A: Carl Jung said, “There is no consciousness without discrimination of opposites.” Jungian psychology, philosophy, physics, world religions, and even our brains all operate on the principle of opposites. Interactions between them create energy, energy creates and fuels life.
The north and south poles interact to create a magnetic field that surrounds and protects our planet. It takes a male and a female to create a new life. Our bicameral brains connect via the central space of the corpus callosum to solve problems, create new ideas, and heal relationships.
The shared energies of Taoism’s yin and yang syzygy birth our instincts, archetypes, and psychological energy. Our inner opposites are complementary psychospiritual twins whose ongoing interactions can lead us to maturity and wholeness.
My intuition of the imbalance between the binary genders arrived long before I was conscious of it, but my dream planted a seed. Eventually it grew into a desire to heal the cultural stereotypes that separated me from my true self. That bloomed into books.
I originally called this one The Sacred Marriage, but most people I talked to didn’t recognize this alchemical term and assumed I was writing a marriage manual for male and female partners.
I chose The Soul’s Twins because, while it is about creating loving intimate partnership between two human beings, it is not about physical gender. It’s about how to nurture connections between the feminine and masculine principles in our own souls to heal our relationships and enhance our lives.
Q: What do you hope readers take away from the book?
A: Psychologically, we are still in our adolescence. We want to be wiser, more mature, but most of us don’t know how.
Our dualistic thinking and lack of self-knowledge prevent us from seeing our shadows and accessing the strengths of the twin feminine (lunar/yin) and masculine (solar/yang) archetypes in ourselves: Mother and Father, Queen and Warrior, Mediatrix and Sage, Beloved and Lover.
We don’t understand the importance of consciously integrating both principles, so our knee-jerk rejection of many of their essential qualities separates us from ourselves and other individuals, groups and nations. Society’s institutions can’t help us because they are only as psychologically mature as the people who run them.
I hope to ameliorate this situation one individual at a time by taking readers on a self-guided journey to self-knowledge and compassion. I want them to forgive themselves for being flawed and awaken to their latent strengths.

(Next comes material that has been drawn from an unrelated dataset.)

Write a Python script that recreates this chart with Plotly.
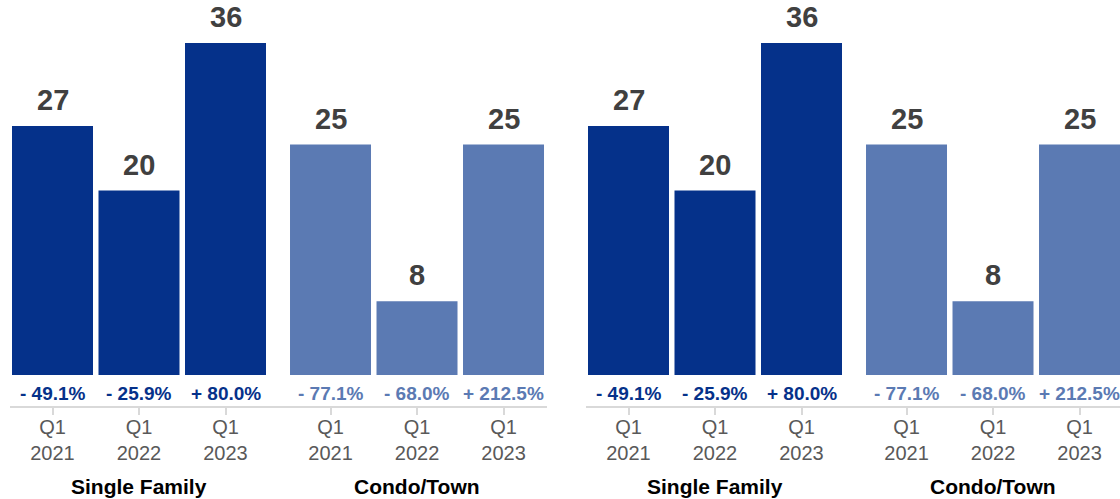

I want my self-assessment tool, the Partnership Profile, to show them how the feminine and masculine archetypes influence their relationships and quality of life.
I hope my examples of how the masculine archetypes have manifested in women and the feminine archetypes in men throughout history will help them overcome gender stereotypes. I hope they will be inspired to access the richness of their whole, complete selves.
Q: What are you working on now?
A: I have little control over what books I’ll write or when. The call comes when my unconscious alerts my conscious ego by way of dreams and synchronicities.
Once a book is released I’m usually so depleted that I don’t have the energy to think about a new one. So I just record my dreams, write my associations to their plots and images, listen to my thoughts, pursue my interests, write blog posts about topics that draw my attention, and wait for my daimon to fuel my next obsession.
My first two books were born of powerful passions I could not ignore. Both had brief gestations, eager publishers, and easy births. But I had much to learn.
My last two required years of following diverse trails before I knew my next destination and felt the requisite flame of motivation to carry me toward it. If there is to be a book five, it has yet to emerge in recognizable form from the random connections sparking in the sea of my unconscious.
Q: Anything else we should know?
A: The patriarchal mentality is destroying us and our world. The solution is not to blame males, the masculine principle, governments, or societal institutions. The answer is to look within and activate the Couple, the central archetype of conscious oneness in loving relationship. Only then will partnerships between all people become a real possibility.